Lines of data:
BEGIN

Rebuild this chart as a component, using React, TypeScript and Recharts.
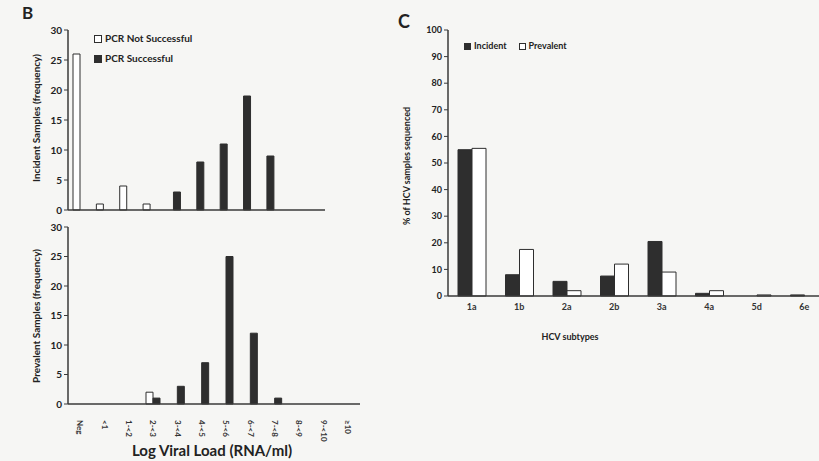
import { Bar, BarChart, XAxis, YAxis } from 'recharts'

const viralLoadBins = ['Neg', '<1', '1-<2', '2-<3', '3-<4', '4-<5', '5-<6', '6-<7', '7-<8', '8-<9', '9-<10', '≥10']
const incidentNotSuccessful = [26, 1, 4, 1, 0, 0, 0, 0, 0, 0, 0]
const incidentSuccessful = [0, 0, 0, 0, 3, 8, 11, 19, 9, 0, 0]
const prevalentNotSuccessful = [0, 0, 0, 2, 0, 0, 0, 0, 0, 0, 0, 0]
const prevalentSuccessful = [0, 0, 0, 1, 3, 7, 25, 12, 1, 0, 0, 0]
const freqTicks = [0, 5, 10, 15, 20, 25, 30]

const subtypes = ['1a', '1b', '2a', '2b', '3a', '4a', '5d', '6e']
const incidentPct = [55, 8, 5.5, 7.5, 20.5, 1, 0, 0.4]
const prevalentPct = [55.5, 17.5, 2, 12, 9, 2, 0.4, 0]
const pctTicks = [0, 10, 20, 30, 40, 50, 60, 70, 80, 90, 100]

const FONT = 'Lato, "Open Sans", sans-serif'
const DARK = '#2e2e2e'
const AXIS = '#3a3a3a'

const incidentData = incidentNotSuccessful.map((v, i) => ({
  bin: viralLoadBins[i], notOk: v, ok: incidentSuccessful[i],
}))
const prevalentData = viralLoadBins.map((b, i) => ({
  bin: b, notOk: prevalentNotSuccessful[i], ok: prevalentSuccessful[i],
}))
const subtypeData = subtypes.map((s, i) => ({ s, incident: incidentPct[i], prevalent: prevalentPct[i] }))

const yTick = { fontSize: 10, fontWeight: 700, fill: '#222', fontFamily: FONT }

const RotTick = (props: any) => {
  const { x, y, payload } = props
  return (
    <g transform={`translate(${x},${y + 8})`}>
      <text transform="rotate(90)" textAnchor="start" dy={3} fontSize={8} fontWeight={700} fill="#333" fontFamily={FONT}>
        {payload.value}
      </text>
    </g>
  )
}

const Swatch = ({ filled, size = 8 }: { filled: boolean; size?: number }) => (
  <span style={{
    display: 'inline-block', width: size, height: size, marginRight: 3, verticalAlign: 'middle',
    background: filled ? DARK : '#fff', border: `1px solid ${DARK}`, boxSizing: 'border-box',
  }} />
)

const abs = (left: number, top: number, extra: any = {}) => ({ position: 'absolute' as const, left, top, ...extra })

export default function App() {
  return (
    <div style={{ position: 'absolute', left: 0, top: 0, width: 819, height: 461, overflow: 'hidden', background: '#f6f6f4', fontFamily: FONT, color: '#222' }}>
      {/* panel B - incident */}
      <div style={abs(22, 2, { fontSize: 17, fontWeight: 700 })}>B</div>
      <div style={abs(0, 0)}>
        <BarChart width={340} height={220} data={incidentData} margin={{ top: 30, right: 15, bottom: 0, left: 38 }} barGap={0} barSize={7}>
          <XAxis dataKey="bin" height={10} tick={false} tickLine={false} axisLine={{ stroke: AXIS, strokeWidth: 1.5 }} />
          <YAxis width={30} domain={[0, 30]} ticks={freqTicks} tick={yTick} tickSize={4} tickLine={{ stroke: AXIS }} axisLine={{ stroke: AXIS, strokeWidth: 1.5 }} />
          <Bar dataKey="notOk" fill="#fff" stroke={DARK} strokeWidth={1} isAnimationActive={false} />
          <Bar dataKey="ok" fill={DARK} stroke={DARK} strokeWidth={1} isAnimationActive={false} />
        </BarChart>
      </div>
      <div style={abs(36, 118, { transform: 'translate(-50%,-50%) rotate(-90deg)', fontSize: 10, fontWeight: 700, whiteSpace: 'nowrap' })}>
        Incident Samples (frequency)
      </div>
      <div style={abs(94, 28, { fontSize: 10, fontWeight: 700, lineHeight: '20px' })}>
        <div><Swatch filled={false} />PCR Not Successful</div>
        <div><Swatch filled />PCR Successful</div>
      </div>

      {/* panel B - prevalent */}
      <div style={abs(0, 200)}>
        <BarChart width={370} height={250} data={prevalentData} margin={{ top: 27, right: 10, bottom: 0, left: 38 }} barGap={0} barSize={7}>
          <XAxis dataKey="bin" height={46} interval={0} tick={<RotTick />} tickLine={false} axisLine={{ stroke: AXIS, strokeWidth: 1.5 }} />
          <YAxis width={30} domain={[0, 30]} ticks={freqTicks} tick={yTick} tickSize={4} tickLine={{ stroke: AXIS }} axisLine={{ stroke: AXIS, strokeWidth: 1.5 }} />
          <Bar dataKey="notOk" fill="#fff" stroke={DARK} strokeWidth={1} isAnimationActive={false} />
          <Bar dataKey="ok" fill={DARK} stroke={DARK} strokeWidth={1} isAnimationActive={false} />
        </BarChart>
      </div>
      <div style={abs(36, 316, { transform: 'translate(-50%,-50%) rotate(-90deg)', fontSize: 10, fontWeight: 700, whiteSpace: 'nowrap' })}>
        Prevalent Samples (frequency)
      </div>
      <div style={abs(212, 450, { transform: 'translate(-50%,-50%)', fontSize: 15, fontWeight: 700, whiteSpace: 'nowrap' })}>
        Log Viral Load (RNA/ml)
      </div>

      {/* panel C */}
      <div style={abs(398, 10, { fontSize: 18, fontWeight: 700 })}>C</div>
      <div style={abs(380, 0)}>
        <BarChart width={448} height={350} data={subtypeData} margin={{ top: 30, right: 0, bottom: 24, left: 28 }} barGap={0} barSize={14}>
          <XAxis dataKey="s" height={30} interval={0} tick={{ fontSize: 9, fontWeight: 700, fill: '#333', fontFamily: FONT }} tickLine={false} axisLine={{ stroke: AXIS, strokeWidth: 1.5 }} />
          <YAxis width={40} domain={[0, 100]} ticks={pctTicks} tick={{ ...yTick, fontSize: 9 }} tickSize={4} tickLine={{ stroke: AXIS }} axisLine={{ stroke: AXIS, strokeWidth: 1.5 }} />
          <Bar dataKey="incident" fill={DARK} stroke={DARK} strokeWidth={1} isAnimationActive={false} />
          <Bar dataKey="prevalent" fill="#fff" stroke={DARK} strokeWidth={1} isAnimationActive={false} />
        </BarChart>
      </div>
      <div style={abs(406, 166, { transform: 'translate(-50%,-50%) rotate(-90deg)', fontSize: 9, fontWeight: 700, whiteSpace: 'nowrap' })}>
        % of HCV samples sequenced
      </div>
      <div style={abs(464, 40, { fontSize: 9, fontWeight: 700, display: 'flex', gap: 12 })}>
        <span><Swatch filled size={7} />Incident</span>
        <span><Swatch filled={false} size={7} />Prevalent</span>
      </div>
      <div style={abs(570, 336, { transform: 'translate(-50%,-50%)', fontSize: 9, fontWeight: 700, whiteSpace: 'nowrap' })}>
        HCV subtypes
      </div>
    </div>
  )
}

END
BEGIN

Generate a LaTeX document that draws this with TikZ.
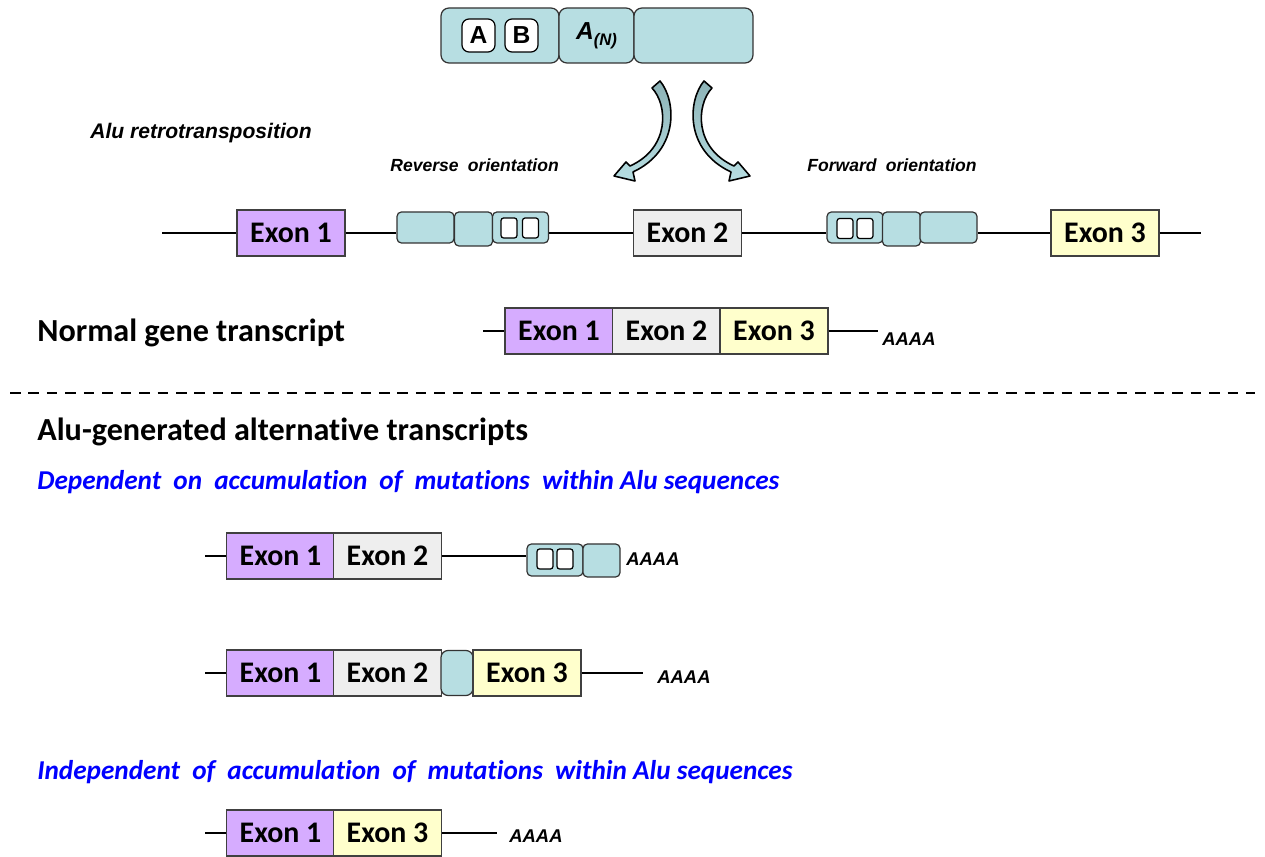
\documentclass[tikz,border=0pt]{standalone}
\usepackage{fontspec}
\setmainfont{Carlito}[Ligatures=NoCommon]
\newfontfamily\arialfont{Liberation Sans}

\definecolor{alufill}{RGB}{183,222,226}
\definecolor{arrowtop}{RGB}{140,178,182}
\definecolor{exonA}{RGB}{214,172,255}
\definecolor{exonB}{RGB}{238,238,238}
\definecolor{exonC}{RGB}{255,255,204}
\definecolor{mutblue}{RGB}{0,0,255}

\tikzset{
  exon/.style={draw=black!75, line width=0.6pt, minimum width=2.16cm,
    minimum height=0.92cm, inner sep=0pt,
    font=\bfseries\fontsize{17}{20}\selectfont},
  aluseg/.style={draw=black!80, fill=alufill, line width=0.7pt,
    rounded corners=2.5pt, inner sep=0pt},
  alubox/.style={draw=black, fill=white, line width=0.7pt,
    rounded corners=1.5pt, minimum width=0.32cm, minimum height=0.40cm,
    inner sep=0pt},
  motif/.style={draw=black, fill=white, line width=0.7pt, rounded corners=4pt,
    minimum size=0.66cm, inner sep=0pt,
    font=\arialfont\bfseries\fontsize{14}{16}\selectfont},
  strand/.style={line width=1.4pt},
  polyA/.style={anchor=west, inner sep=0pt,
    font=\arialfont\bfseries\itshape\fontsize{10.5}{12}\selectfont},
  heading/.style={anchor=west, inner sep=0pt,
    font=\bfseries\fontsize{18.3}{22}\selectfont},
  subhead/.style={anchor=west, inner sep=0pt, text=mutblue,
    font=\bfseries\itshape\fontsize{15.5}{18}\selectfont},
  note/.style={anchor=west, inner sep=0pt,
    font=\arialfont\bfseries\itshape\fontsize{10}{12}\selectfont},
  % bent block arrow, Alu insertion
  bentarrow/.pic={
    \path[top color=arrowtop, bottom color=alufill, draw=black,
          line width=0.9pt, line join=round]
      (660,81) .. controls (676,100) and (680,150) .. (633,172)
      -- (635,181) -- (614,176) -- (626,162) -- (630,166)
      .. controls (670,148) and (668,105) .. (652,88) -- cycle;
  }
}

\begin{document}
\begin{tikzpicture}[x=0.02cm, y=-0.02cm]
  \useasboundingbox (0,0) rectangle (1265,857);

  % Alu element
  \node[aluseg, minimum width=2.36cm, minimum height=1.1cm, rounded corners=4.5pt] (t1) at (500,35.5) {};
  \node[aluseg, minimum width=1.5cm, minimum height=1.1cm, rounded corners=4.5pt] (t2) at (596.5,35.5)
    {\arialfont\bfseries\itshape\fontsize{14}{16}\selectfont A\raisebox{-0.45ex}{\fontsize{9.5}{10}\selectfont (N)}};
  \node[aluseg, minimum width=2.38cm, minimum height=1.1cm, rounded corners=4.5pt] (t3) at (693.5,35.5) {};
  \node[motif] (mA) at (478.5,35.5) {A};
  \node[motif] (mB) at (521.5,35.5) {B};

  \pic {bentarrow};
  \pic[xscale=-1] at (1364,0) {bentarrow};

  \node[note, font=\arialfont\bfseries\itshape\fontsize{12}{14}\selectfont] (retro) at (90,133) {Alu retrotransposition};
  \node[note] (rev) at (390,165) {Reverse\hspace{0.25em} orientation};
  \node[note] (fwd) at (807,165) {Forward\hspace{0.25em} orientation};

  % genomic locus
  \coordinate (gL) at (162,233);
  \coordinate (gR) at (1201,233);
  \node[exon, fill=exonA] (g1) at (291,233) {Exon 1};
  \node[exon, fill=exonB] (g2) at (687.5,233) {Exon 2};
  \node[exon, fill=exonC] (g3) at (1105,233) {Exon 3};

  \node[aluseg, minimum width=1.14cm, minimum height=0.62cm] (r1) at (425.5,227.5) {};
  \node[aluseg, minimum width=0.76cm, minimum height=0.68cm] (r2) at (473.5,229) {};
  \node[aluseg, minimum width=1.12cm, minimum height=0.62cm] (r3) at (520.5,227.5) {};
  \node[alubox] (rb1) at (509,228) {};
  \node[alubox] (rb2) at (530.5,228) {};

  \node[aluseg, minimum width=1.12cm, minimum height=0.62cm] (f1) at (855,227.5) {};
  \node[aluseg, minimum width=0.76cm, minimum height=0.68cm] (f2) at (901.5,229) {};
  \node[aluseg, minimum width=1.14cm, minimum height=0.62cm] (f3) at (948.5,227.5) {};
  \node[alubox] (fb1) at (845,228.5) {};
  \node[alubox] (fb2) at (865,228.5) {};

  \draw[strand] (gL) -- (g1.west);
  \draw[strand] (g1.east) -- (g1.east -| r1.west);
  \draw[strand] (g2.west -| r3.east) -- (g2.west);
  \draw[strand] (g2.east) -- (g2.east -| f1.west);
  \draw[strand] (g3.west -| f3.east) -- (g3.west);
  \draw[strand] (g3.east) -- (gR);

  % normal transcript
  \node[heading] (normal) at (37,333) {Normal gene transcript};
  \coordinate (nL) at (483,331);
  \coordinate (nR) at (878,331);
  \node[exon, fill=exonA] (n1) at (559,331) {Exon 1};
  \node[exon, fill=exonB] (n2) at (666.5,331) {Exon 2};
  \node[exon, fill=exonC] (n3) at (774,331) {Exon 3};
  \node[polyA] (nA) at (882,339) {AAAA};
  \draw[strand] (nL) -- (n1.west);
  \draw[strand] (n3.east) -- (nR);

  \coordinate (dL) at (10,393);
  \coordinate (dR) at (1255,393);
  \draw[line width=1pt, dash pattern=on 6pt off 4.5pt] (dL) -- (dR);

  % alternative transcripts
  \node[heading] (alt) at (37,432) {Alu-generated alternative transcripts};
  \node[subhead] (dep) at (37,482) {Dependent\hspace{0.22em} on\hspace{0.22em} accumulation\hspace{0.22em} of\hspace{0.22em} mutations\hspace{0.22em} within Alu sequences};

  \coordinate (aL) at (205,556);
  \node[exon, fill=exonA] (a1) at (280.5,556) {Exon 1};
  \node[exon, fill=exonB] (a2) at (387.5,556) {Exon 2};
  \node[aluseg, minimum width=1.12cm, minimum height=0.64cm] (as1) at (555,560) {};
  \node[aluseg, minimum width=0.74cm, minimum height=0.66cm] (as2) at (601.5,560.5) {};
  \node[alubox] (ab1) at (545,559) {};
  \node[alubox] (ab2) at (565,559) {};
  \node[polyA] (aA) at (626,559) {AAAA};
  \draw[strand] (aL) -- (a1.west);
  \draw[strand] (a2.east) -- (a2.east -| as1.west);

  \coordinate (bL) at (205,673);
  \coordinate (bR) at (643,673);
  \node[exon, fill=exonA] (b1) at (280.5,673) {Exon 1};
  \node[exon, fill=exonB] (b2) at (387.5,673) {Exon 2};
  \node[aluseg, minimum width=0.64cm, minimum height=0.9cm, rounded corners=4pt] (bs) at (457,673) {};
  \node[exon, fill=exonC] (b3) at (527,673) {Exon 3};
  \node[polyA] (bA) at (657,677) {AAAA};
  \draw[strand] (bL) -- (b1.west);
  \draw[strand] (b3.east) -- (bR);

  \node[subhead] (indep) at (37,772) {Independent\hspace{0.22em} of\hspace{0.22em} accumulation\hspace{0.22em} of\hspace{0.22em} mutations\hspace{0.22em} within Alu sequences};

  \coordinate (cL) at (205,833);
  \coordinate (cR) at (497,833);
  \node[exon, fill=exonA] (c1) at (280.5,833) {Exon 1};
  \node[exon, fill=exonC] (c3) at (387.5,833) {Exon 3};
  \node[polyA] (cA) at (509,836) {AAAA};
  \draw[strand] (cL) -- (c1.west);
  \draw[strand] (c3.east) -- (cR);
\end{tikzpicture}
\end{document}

END

Exercise
Scan the material above. Extract every line in which the word "this" occurs.

Finished answer
Rebuild this chart as a component, using React, TypeScript and Recharts.
Generate a LaTeX document that draws this with TikZ.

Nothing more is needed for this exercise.